(Records contained in a dataset)
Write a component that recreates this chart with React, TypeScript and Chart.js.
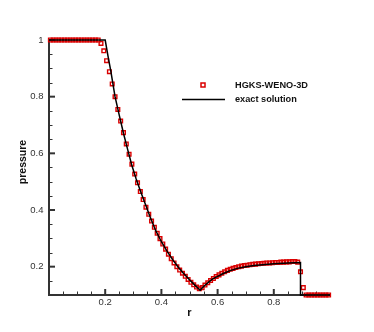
import React, { useEffect, useRef } from "react";
import { Chart, registerables } from "chart.js";
Chart.register(...registerables);

// ---- data ----
const numR = [
  0.005, 0.015, 0.025, 0.035, 0.045, 0.055, 0.065, 0.075, 0.085, 0.095,
  0.105, 0.115, 0.125, 0.135, 0.145, 0.155, 0.165, 0.175, 0.185, 0.195,
  0.205, 0.215, 0.225, 0.235, 0.245, 0.255, 0.265, 0.275, 0.285, 0.295,
  0.305, 0.315, 0.325, 0.335, 0.345, 0.355, 0.365, 0.375, 0.385, 0.395,
  0.405, 0.415, 0.425, 0.435, 0.445, 0.455, 0.465, 0.475, 0.485, 0.495,
  0.505, 0.515, 0.525, 0.535, 0.545, 0.555, 0.565, 0.575, 0.585, 0.595,
  0.605, 0.615, 0.625, 0.635, 0.645, 0.655, 0.665, 0.675, 0.685, 0.695,
  0.705, 0.715, 0.725, 0.735, 0.745, 0.755, 0.765, 0.775, 0.785, 0.795,
  0.805, 0.815, 0.825, 0.835, 0.845, 0.855, 0.865, 0.875, 0.885, 0.895,
  0.905, 0.915, 0.925, 0.935, 0.945, 0.955, 0.965, 0.975, 0.985, 0.995,
];
const numP = [
  1, 1, 1, 1, 1, 1, 1, 1, 1, 1,
  1, 1, 1, 1, 1, 1, 1, 1, 0.988, 0.962,
  0.927, 0.888, 0.845, 0.8, 0.755, 0.714, 0.673, 0.633, 0.597, 0.562,
  0.527, 0.496, 0.465, 0.437, 0.41, 0.385, 0.361, 0.339, 0.318, 0.299,
  0.28, 0.262, 0.244, 0.228, 0.213, 0.2, 0.188, 0.177, 0.166, 0.155,
  0.145, 0.136, 0.128, 0.122, 0.126, 0.135, 0.143, 0.151, 0.158, 0.165,
  0.171, 0.177, 0.182, 0.187, 0.191, 0.194, 0.197, 0.2, 0.202, 0.204,
  0.205, 0.207, 0.208, 0.209, 0.21, 0.211, 0.212, 0.213, 0.213, 0.214,
  0.215, 0.215, 0.216, 0.216, 0.217, 0.217, 0.218, 0.218, 0.216, 0.182,
  0.126, 0.1, 0.1, 0.1, 0.1, 0.1, 0.1, 0.1, 0.1, 0.1,
];
const exactR = [
  0, 0.2, 0.21, 0.22, 0.235, 0.25, 0.265, 0.28, 0.295, 0.31, 0.325, 0.34,
  0.36, 0.38, 0.4, 0.42, 0.44, 0.46, 0.48, 0.5, 0.52, 0.538, 0.55, 0.565,
  0.58, 0.6, 0.62, 0.645, 0.67, 0.7, 0.73, 0.76, 0.8, 0.85, 0.895, 0.895, 1.0,
];
const exactP = [
  1, 1, 0.943, 0.89, 0.8, 0.735, 0.671, 0.613, 0.557, 0.51, 0.468, 0.428,
  0.375, 0.327, 0.288, 0.255, 0.225, 0.198, 0.175, 0.154, 0.134, 0.117, 0.13, 0.143,
  0.155, 0.166, 0.176, 0.186, 0.194, 0.2, 0.204, 0.207, 0.21, 0.213, 0.215, 0.1, 0.1,
];
const xTicks = [0.2, 0.4, 0.6, 0.8];
const yTicks = [0.2, 0.4, 0.6, 0.8, 1];
const xMinor = [0.05, 0.1, 0.15, 0.25, 0.3, 0.35, 0.45, 0.5, 0.55, 0.65, 0.7, 0.75, 0.85, 0.9, 0.95];
const yMinor = [0.15, 0.25, 0.3, 0.35, 0.45, 0.5, 0.55, 0.65, 0.7, 0.75, 0.85, 0.9, 0.95];
const seriesNames = ["HGKS-WENO-3D", "exact solution"];
const xTitle = "r";
const yTitle = "pressure";

const FONT = "'Liberation Sans', Arial, Helvetica, sans-serif";
const AXIS = "#333333";
const RED = "rgb(218,0,0)";

const decor = {
  id: "decor",
  beforeDatasetsDraw(chart: any) {
    const { ctx, chartArea: a, scales } = chart;
    const x = scales.x;
    const y = scales.y;
    const seg = (x1: number, y1: number, x2: number, y2: number) => {
      ctx.beginPath();
      ctx.moveTo(x1, y1);
      ctx.lineTo(x2, y2);
      ctx.stroke();
    };
    ctx.save();
    ctx.strokeStyle = AXIS;
    ctx.lineWidth = 1;
    xMinor.forEach((v) => {
      const p = Math.round(x.getPixelForValue(v)) + 0.5;
      seg(p, a.bottom, p, a.bottom - 3.5);
    });
    yMinor.forEach((v) => {
      const p = Math.round(y.getPixelForValue(v)) + 0.5;
      seg(a.left, p, a.left + 3.5, p);
    });
    ctx.lineWidth = 2;
    xTicks.forEach((v) => {
      const p = x.getPixelForValue(v);
      seg(p, a.bottom, p, a.bottom - 6);
    });
    yTicks.forEach((v) => {
      const p = y.getPixelForValue(v);
      seg(a.left, p, a.left + 6, p);
    });
    seg(a.left, a.top - 0.5, a.left, a.bottom + 1);
    seg(a.left - 1, a.bottom, a.right, a.bottom);
    ctx.restore();
  },
  afterDraw(chart: any) {
    const { ctx, chartArea: a } = chart;
    ctx.save();
    ctx.fillStyle = "#111";
    ctx.textAlign = "center";
    ctx.textBaseline = "middle";
    ctx.font = `bold 11px ${FONT}`;
    ctx.fillText(xTitle, (a.left + a.right) / 2, 312.5);
    ctx.save();
    ctx.translate(23.5, 162);
    ctx.rotate(-Math.PI / 2);
    ctx.font = `bold 10.5px ${FONT}`;
    ctx.fillText(yTitle, 0, 0);
    ctx.restore();
    // legend
    ctx.strokeStyle = RED;
    ctx.lineWidth = 1.5;
    ctx.strokeRect(203 - 2, 85 - 2, 4, 4);
    ctx.strokeStyle = "#000";
    ctx.lineWidth = 1.5;
    ctx.beginPath();
    ctx.moveTo(182, 99.5);
    ctx.lineTo(225, 99.5);
    ctx.stroke();
    ctx.textAlign = "left";
    ctx.font = `bold 9.2px ${FONT}`;
    ctx.fillStyle = "#111";
    ctx.fillText(seriesNames[0], 235, 85);
    ctx.fillText(seriesNames[1], 235, 99.5);
    ctx.restore();
  },
};

export default function App() {
  const ref = useRef<HTMLCanvasElement | null>(null);
  useEffect(() => {
    if (!ref.current) return;
    const chart = new Chart(ref.current, {
      type: "scatter",
      data: {
        datasets: [
          {
            label: seriesNames[1],
            data: exactR.map((r, i) => ({ x: r, y: exactP[i] })),
            showLine: true,
            borderColor: "#000",
            borderWidth: 1.5,
            pointRadius: 0,
            tension: 0,
            clip: false as any,
            order: 0,
          },
          {
            label: seriesNames[0],
            data: numR.map((r, i) => ({ x: r, y: numP[i] })),
            showLine: false,
            pointStyle: "rect",
            pointRadius: 2.6,
            pointBorderWidth: 1.4,
            pointBorderColor: RED,
            pointBackgroundColor: "rgba(0,0,0,0)",
            borderColor: RED,
            backgroundColor: "rgba(0,0,0,0)",
            clip: false as any,
            order: 1,
          },
        ],
      },
      options: {
        responsive: false,
        animation: false,
        devicePixelRatio: 1,
        layout: { padding: { left: 0, top: 40, right: 44, bottom: 0 } },
        plugins: { legend: { display: false }, tooltip: { enabled: false } },
        scales: {
          x: {
            type: "linear",
            min: 0,
            max: 1,
            grid: { display: false, drawTicks: false },
            border: { display: false },
            afterBuildTicks: (s: any) => {
              s.ticks = xTicks.map((v) => ({ value: v }));
            },
            afterFit: (s: any) => {
              s.height = 37;
            },
            ticks: {
              padding: 2,
              color: AXIS,
              font: { family: FONT, size: 9.5 },
              maxRotation: 0,
              autoSkip: false,
              callback: (v: any) => String(v),
            },
          },
          y: {
            type: "linear",
            min: 0.1,
            max: 1,
            grid: { display: false, drawTicks: false },
            border: { display: false },
            afterBuildTicks: (s: any) => {
              s.ticks = yTicks.map((v) => ({ value: v }));
            },
            afterFit: (s: any) => {
              s.width = 49;
            },
            ticks: {
              padding: 5.5,
              color: AXIS,
              font: { family: FONT, size: 9.5 },
              autoSkip: false,
              callback: (v: any) => String(v),
            },
          },
        },
      },
      plugins: [decor],
    });
    return () => chart.destroy();
  }, []);
  return (
    <div style={{ position: "fixed", left: 0, top: 0, width: 374, height: 332, background: "#fff" }}>
      <canvas ref={ref} width={374} height={332} style={{ width: 374, height: 332, display: "block" }} />
    </div>
  );
}
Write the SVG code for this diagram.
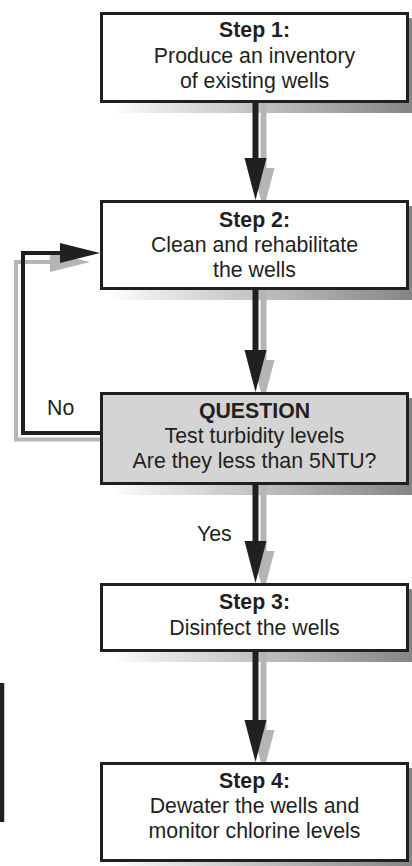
<svg xmlns="http://www.w3.org/2000/svg" width="412" height="866" viewBox="0 0 412 866">
<defs>
<linearGradient id="sh" x1="0" y1="0" x2="1" y2="0">
<stop offset="0" stop-color="#ffffff"/>
<stop offset="0.12" stop-color="#ececec"/>
<stop offset="1" stop-color="#858585"/>
</linearGradient>
</defs>
<style>
.box{fill:#ffffff;stroke:#231f20;stroke-width:3}
.q{fill:#d4d4d4}
.shadow{fill:url(#sh)}
.t{font-family:"Liberation Sans",Arial,sans-serif;font-size:21.3px;fill:#231f20;text-anchor:middle}
.b{font-weight:bold}
.lbl{font-family:"Liberation Sans",Arial,sans-serif;font-size:21.3px;fill:#231f20}
.blk{stroke:#231f20;fill:none}
.gry{stroke:#b5b5b5;fill:none}
.hb{fill:#231f20}
.hg{fill:#b5b5b5}
</style>
<g id="shadows">
<rect class="shadow" x="112" y="18" width="301" height="95"/>
<rect class="shadow" x="112" y="206" width="301" height="94"/>
<rect class="shadow" x="112" y="398" width="301" height="97"/>
<rect class="shadow" x="112" y="589" width="301" height="73"/>
<rect class="shadow" x="112" y="768" width="301" height="104"/>
</g>
<g id="connectors">
<!-- shadow arrows -->
<path class="gry" stroke-width="6" d="M263.5 103 V170 M263.5 290 V362 M263.5 485 V553 M263.5 652 V732"/>
<polygon class="hg" points="252.5,168 274.5,168 263.5,210"/>
<polygon class="hg" points="252.5,360 274.5,360 263.5,402"/>
<polygon class="hg" points="252.5,551 274.5,551 263.5,593"/>
<polygon class="hg" points="252.5,730 274.5,730 263.5,772"/>
<path class="gry" stroke-width="4" d="M100 439.5 H16 V262 H54"/>
<polygon class="hg" points="50,252 90,262 50,272"/>
<!-- black arrows -->
<path class="blk" stroke-width="6" d="M255.5 103 V160 M255.5 290 V352 M255.5 485 V543 M255.5 652 V722"/>
<polygon class="hb" points="244.5,158 266.5,158 255.5,200"/>
<polygon class="hb" points="244.5,350 266.5,350 255.5,392"/>
<polygon class="hb" points="244.5,541 266.5,541 255.5,583"/>
<polygon class="hb" points="244.5,720 266.5,720 255.5,762"/>
<path class="blk" stroke-width="4" d="M100 433 H23 V253 H62"/>
<polygon class="hb" points="60,243 100,253 60,263"/>
<text class="lbl" x="47" y="415">No</text>
<text class="lbl" x="197" y="541">Yes</text>
</g>
<g id="step1">
<rect class="box" x="101.5" y="13.5" width="306" height="88"/>
<text class="t b" x="254.5" y="37">Step 1:</text>
<text class="t" x="254.5" y="63">Produce an inventory</text>
<text class="t" x="254.5" y="88">of existing wells</text>
</g>
<g id="step2">
<rect class="box" x="101.5" y="201.5" width="306" height="87"/>
<text class="t b" x="254.5" y="227">Step 2:</text>
<text class="t" x="254.5" y="252">Clean and rehabilitate</text>
<text class="t" x="254.5" y="277">the wells</text>
</g>
<g id="question">
<rect class="box q" x="101.5" y="393.5" width="306" height="90"/>
<text class="t b" x="254.5" y="418">QUESTION</text>
<text class="t" x="254.5" y="443">Test turbidity levels</text>
<text class="t" x="254.5" y="468">Are they less than 5NTU?</text>
</g>
<g id="step3">
<rect class="box" x="101.5" y="584.5" width="306" height="66"/>
<text class="t b" x="254.5" y="609">Step 3:</text>
<text class="t" x="254.5" y="635">Disinfect the wells</text>
</g>
<g id="step4">
<rect class="box" x="101.5" y="763.5" width="306" height="97"/>
<text class="t b" x="254.5" y="788">Step 4:</text>
<text class="t" x="254.5" y="813">Dewater the wells and</text>
<text class="t" x="254.5" y="838">monitor chlorine levels</text>
</g>
<g id="edgebar">
<rect x="0" y="683" width="4" height="139" fill="#231f20"/>
<rect x="4" y="683" width="0.8" height="139" fill="#bdbdbd"/>
</g>
</svg>
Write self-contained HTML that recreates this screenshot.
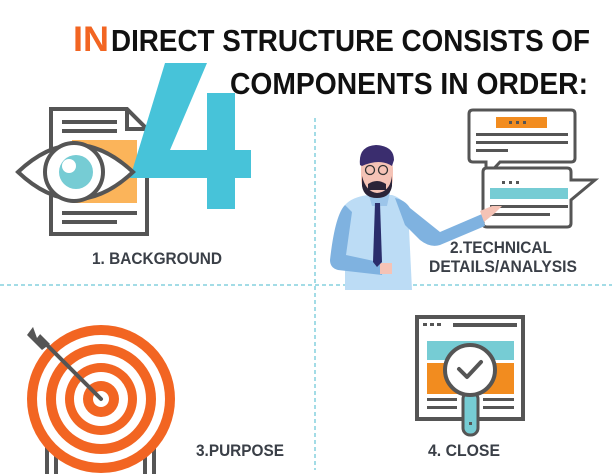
<!DOCTYPE html>
<html><head><meta charset="utf-8"><style>
html,body{margin:0;padding:0;background:#fff}
svg{display:block}
text{font-family:"Liberation Sans",sans-serif;font-weight:bold}
</style></head><body>
<svg width="612" height="474" viewBox="0 0 612 474" xmlns="http://www.w3.org/2000/svg">
<!-- title -->
<text x="73" y="51" font-size="35" fill="#f26522" textLength="36" lengthAdjust="spacingAndGlyphs">IN</text>
<text x="111" y="51" font-size="31" fill="#111" textLength="479" lengthAdjust="spacingAndGlyphs">DIRECT STRUCTURE CONSISTS OF</text>
<text x="230" y="94" font-size="31" fill="#111" textLength="358" lengthAdjust="spacingAndGlyphs">COMPONENTS IN ORDER:</text>

<!-- dashed lines -->
<line x1="315" y1="118" x2="315" y2="470" stroke="#47b8cc" stroke-width="1" stroke-dasharray="4,3"/>
<line x1="0" y1="285" x2="612" y2="285" stroke="#47b8cc" stroke-width="1" stroke-dasharray="4,3"/>

<!-- document -->
<path d="M51 109 H127 L147 129 V234 H51 Z" fill="#fff" stroke="#555" stroke-width="4"/>
<path d="M127 109 V129 H147" fill="none" stroke="#555" stroke-width="4"/>
<rect x="62" y="120" width="55" height="4" fill="#555"/><rect x="62" y="129" width="55" height="4" fill="#555"/>
<rect x="62" y="211" width="75" height="4" fill="#555"/><rect x="62" y="220" width="55" height="4" fill="#555"/>
<rect x="72" y="140" width="65" height="63" fill="#fbb45a"/>
<!-- big 4 -->
<path d="M165 63 H207 L170 150 H207 V93 H235 V150 H251 V178 H235 V209 H207 V178 H130 Z" fill="#47c3d9"/>
<!-- eye -->
<path d="M18 172 Q75 118 133 172 Q75 226 18 172 Z" fill="#fff" stroke="#555" stroke-width="4"/>
<circle cx="74" cy="172" r="29" fill="#fff" stroke="#555" stroke-width="4"/>
<circle cx="76" cy="172" r="17" fill="#76ccd4"/>
<circle cx="69" cy="166" r="7" fill="#fff"/>

<text x="92" y="264" font-size="17" fill="#3a3f47" textLength="130" lengthAdjust="spacingAndGlyphs">1. BACKGROUND</text>

<!-- bubbles -->
<path d="M473 110 H571 Q575 110 575 114 V158 Q575 162 571 162 H500 L486 177 V162 H473 Q469 162 469 158 V114 Q469 110 473 110 Z" fill="#fff" stroke="#555" stroke-width="3"/>
<rect x="496" y="117" width="51" height="11" fill="#f28c1f"/>
<rect x="509" y="121" width="3" height="3" fill="#555"/><rect x="516" y="121" width="3" height="3" fill="#555"/><rect x="523" y="121" width="3" height="3" fill="#555"/>
<rect x="476" y="133" width="92" height="3" fill="#555"/><rect x="476" y="141" width="92" height="3" fill="#555"/><rect x="476" y="149" width="32" height="3" fill="#555"/>
<path d="M487 168 H567 Q571 168 571 172 V180 H595 L571 200 V223 Q571 227 567 227 H487 Q483 227 483 223 V172 Q483 168 487 168 Z" fill="#fff" stroke="#555" stroke-width="3"/>
<rect x="502" y="181" width="3" height="3" fill="#555"/><rect x="509" y="181" width="3" height="3" fill="#555"/><rect x="516" y="181" width="3" height="3" fill="#555"/>
<rect x="490" y="188" width="78" height="11" fill="#76ccd4"/>
<rect x="490" y="205" width="78" height="3" fill="#555"/><rect x="490" y="213" width="60" height="3" fill="#555"/>

<!-- person -->
<path d="M345 205 Q352 197 368 195 L392 195 Q402 198 408 208 L412 290 H345 Z" fill="#bcdcf5"/>
<path d="M345 205 Q335 215 330 260 Q330 268 338 270 L382 275 L383 263 L346 255 L352 212 Z" fill="#7fb2e0"/>
<path d="M395 198 Q405 200 410 208 L440 232 L482 214 L485 226 L440 245 Q430 248 420 240 L405 225 Z" fill="#7fb2e0"/>
<path d="M480 211 L492 206 L502 206 L495 213 L484 222 Z" fill="#f5c3b6"/>
<rect x="380" y="263" width="12" height="11" fill="#f5c3b6"/>
<path d="M368 192 L390 192 L387 206 L372 206 Z" fill="#9cc5ea"/>
<path d="M375 203 L380 203 L382 262 L377 267 L373 262 Z" fill="#2a2d6b"/>
<path d="M361 165 Q362 155 376 155 Q392 155 393 168 L393 180 Q391 195 377 195 Q362 195 361 180 Z" fill="#f5c3b6"/>
<path d="M362 176 Q366 192 377 193 Q390 192 392 176 L392 186 Q390 198 377 198 Q364 198 362 186 Z" fill="#2b2438"/>
<path d="M368 184 Q377 178 386 184 L386 190 H368 Z" fill="#2b2438"/>
<path d="M360 165 Q358 146 376 145 Q394 146 394 160 L392 166 Q380 158 362 166 Z" fill="#3a2d6e"/>
<circle cx="370" cy="170" r="4.5" fill="none" stroke="#333" stroke-width="1.3"/>
<circle cx="383" cy="170" r="4.5" fill="none" stroke="#333" stroke-width="1.3"/>

<text x="450" y="253" font-size="17" fill="#3a3f47" textLength="102" lengthAdjust="spacingAndGlyphs">2.TECHNICAL</text>
<text x="429" y="272" font-size="17" fill="#3a3f47" textLength="148" lengthAdjust="spacingAndGlyphs">DETAILS/ANALYSIS</text>

<!-- target -->
<rect x="45" y="440" width="4" height="34" fill="#555"/><rect x="54" y="440" width="4" height="34" fill="#555"/>
<rect x="143" y="440" width="4" height="34" fill="#555"/><rect x="152" y="440" width="4" height="34" fill="#555"/>
<circle cx="101" cy="399" r="74" fill="#f26522"/>
<circle cx="101" cy="399" r="64" fill="#fff"/>
<circle cx="101" cy="399" r="55" fill="#f26522"/>
<circle cx="101" cy="399" r="45" fill="#fff"/>
<circle cx="101" cy="399" r="36" fill="#f26522"/>
<circle cx="101" cy="399" r="27" fill="#fff"/>
<circle cx="101" cy="399" r="18" fill="#f26522"/>
<circle cx="101" cy="399" r="8" fill="#fff"/>
<line x1="101" y1="399" x2="40" y2="338" stroke="#555" stroke-width="4" stroke-linecap="round"/>
<path d="M27 335 L33 327 L50 344 L42 350 Z" fill="#555"/>
<path d="M33 327 L41 333 L37 338 Z" fill="#fff"/>

<text x="196" y="456" font-size="17" fill="#3a3f47" textLength="88" lengthAdjust="spacingAndGlyphs">3.PURPOSE</text>

<!-- close icon -->
<rect x="417" y="317" width="106" height="102" fill="#fff" stroke="#555" stroke-width="4"/>
<rect x="423" y="323" width="4" height="3" fill="#555"/><rect x="430" y="323" width="4" height="3" fill="#555"/><rect x="437" y="323" width="4" height="3" fill="#555"/>
<rect x="453" y="323" width="64" height="4" fill="#555"/>
<rect x="427" y="341" width="87" height="19" fill="#76ccd4"/>
<rect x="427" y="363" width="87" height="31" fill="#f28c1f"/>
<rect x="427" y="398" width="30" height="3" fill="#555"/><rect x="483" y="398" width="31" height="3" fill="#555"/>
<rect x="427" y="406" width="30" height="3" fill="#555"/><rect x="483" y="406" width="31" height="3" fill="#555"/>
<rect x="463" y="392" width="15" height="43" rx="7" fill="#76ccd4" stroke="#555" stroke-width="3"/>
<rect x="469" y="422" width="3" height="3" fill="#555"/>
<circle cx="470" cy="370" r="25" fill="#fff" stroke="#555" stroke-width="4"/>
<path d="M459 369 L467 377 L481 362" fill="none" stroke="#555" stroke-width="4" stroke-linecap="round" stroke-linejoin="round"/>

<text x="428" y="456" font-size="17" fill="#3a3f47" textLength="72" lengthAdjust="spacingAndGlyphs">4. CLOSE</text>
</svg>
</body></html>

- [WHAT YOU HAVE TO DO]
Set down again, exactly, the lines of the material above from its first line to the one with "Chart.register(...registerables);", inclusive. Leave the pictures out.

- [ANSWER IN FULL]
Write a component that recreates this chart with React, TypeScript and Chart.js.
import React, { useEffect, useRef } from "react";
import { Chart, registerables } from "chart.js";
Chart.register(...registerables);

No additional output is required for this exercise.